Google and Pivotal Engineers Talk Cloud Foundry on GCP - kungfudoi
https://cloudplatform.googleblog.com/2017/01/partnering-on-open-source-Google-and-Pivotal-engineers-talk-Cloud-Foundry-on-GCP.html
======
jacques_chester
For those wondering why you should care: money.

Google has the cash, software, hardware and networking investments to expand
very quickly into a very fast growing IAAS market.

Google doesn't have Amazon's long-lead momentum or Microsoft's established
sales channels. It needs something, anything, to get a foothold in enterprise
IAAS.

One such way is Kubernetes, which paves the road for "why are we building all
these other bits ourselves? Let's just host on GCP".

Another such way is Cloud Foundry, which paves the road for "Goodbye,
${other_iaas}, we're moving our Cloud Foundry installations to GCP".

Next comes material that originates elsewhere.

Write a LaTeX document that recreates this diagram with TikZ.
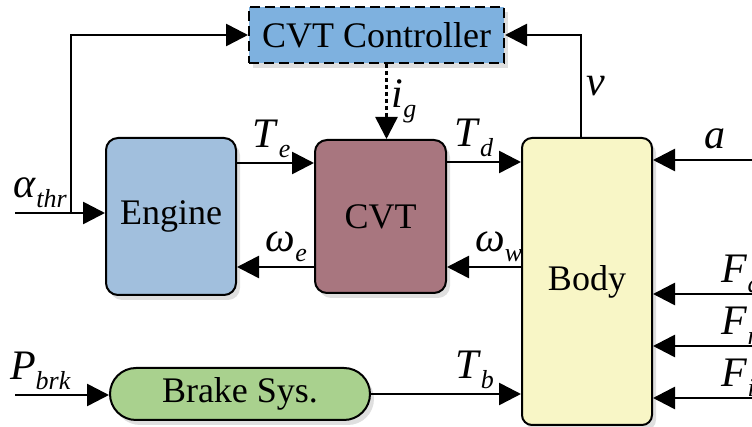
\documentclass[tikz,border=0pt]{standalone}
\usepackage{fontspec}
\setmainfont{Liberation Serif}
\usetikzlibrary{positioning,arrows.meta,shadows,calc}
\definecolor{ctrlblue}{HTML}{7EB1DF}
\definecolor{engblue}{HTML}{A1BFDD}
\definecolor{cvtred}{HTML}{A8767F}
\definecolor{bodyyel}{HTML}{F8F6C6}
\definecolor{brkgreen}{HTML}{A9D18E}
\newcommand{\vsig}[2]{{\fontsize{21}{22}\selectfont\textit{#1}}\raisebox{-0.6ex}{\fontsize{13}{13}\selectfont\textit{#2}}}

\begin{document}
\begin{tikzpicture}[x=0.5pt, y=-0.5pt,
  every node/.style={font=\fontsize{18}{22}\selectfont},
  blockbox/.style={
    draw, line width=1pt,
    rounded corners=6pt,
    inner sep=0pt,
    drop shadow={opacity=0.25, shadow xshift=2pt, shadow yshift=-2.5pt}
  },
  ctrlbox/.style={
    draw, line width=1pt,
    dash pattern=on 5pt off 2.5pt,
    fill=ctrlblue,
    minimum width=127.5pt, minimum height=28pt,
    inner sep=0pt,
    drop shadow={opacity=0.25, shadow xshift=2pt, shadow yshift=-2.5pt}
  },
  sig/.style={line width=1.3pt, -{Triangle[length=11pt,width=11pt]}},
  lbl/.style={inner sep=2pt}
]
  \useasboundingbox (0,0) rectangle (752,427);

  % Bloques
  \node[blockbox, fill=engblue, minimum width=65pt, minimum height=78.5pt] (eng) at (171,216.5) {Engine};
  \node[blockbox, fill=cvtred, minimum width=65.5pt, minimum height=76.5pt, right=38.5pt of eng] (cvt) {CVT};
  \node[blockbox, fill=bodyyel, rounded corners=5pt, minimum width=65pt, minimum height=143.5pt] (body) at (587,281.5) {Body};
  \node[ctrlbox] (ctrl) at (376.5,35) {CVT Controller};
  \node[blockbox, fill=brkgreen, rounded corners=13pt, minimum width=130pt, minimum height=26pt] (brk) at (240,394) {Brake Sys.};

  % Entradas
  \coordinate (ain) at (15,213);
  \coordinate (tap) at (71,213);
  \coordinate (pin) at (15,395);
  \coordinate (accin) at (752,160);
  \coordinate (fdin) at (752,294);
  \coordinate (frin) at (752,346);
  \coordinate (fiin) at (752,398);
  \coordinate (ig) at ([xshift=3pt]cvt.north);
  \coordinate (vout) at ([xshift=-3pt]body.north);

  % Flechas
  \draw[sig] (ain) -- node[lbl, above, pos=0.28] {\vsig{α}{thr}} (eng.west|-ain);
  \draw[sig] (tap) |- (ctrl.west);
  \draw[sig] ([yshift=26.75pt]eng.east) -- node[lbl, above, pos=0.45] {\vsig{T}{e}} ([yshift=26.75pt]eng.east-|cvt.west);
  \draw[sig] ([yshift=-25.25pt]cvt.west) -- node[lbl, above, pos=0.36] {\vsig{ω}{e}} ([yshift=-25.25pt]cvt.west-|eng.east);
  \draw[sig] ([yshift=27.25pt]cvt.east) -- node[lbl, above, pos=0.36] {\vsig{T}{d}} ([yshift=27.25pt]cvt.east-|body.west);
  \draw[sig] ([yshift=-25.25pt]cvt.east-|body.west) -- node[lbl, above, pos=0.3] {\vsig{ω}{w}} ([yshift=-25.25pt]cvt.east);
  \draw[sig, dash pattern=on 2pt off 1.5pt] (ctrl.south-|ig) -- node[lbl, right] {\vsig{i}{g}} (ig);
  \draw[sig] (vout) |- node[lbl, right, pos=0.25] {\textit{\fontsize{21}{22}\selectfont v}} (ctrl.east);
  \draw[sig] (pin) -- node[lbl, above, pos=0.27] {\vsig{P}{brk}} (brk.west|-pin);
  \draw[sig] (brk.east) -- node[lbl, above, pos=0.69] {\vsig{T}{b}} (brk.east-|body.west);

  % Fuerzas
  \draw[sig] (accin) -- node[lbl, above, pos=0.37, inner sep=5pt] {\textit{\fontsize{21}{22}\selectfont a}} (accin-|body.east);
  \draw[sig] (fdin) -- node[lbl, above right, pos=0.32, inner sep=0pt] {\vsig{F}{d}} (fdin-|body.east);
  \draw[sig] (frin) -- node[lbl, above right, pos=0.32, inner sep=0pt] {\vsig{F}{r}} (frin-|body.east);
  \draw[sig] (fiin) -- node[lbl, above right, pos=0.32, inner sep=0pt] {\vsig{F}{i}} (fiin-|body.east);
\end{tikzpicture}
\end{document}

So Google works on both. For big companies rolling their own platforms on
Kubernetes, Google has a solution. For big companies who leave platform-
building to platform-builders, Google has a solution. The same is true of
Microsoft Azure, which is another Pivotal partner. AWS are not as keen so far.

In the long run, for all three of the IAAS majors, we're talking sources of
revenue that at a scale that _alone_ would qualify as an F50.

Disclosure: I work for Pivotal ...

Disclaimer: ... and none of this should be considered official comment. I'm
just an engineer and I know next to nothing about anything, except how to name
variables.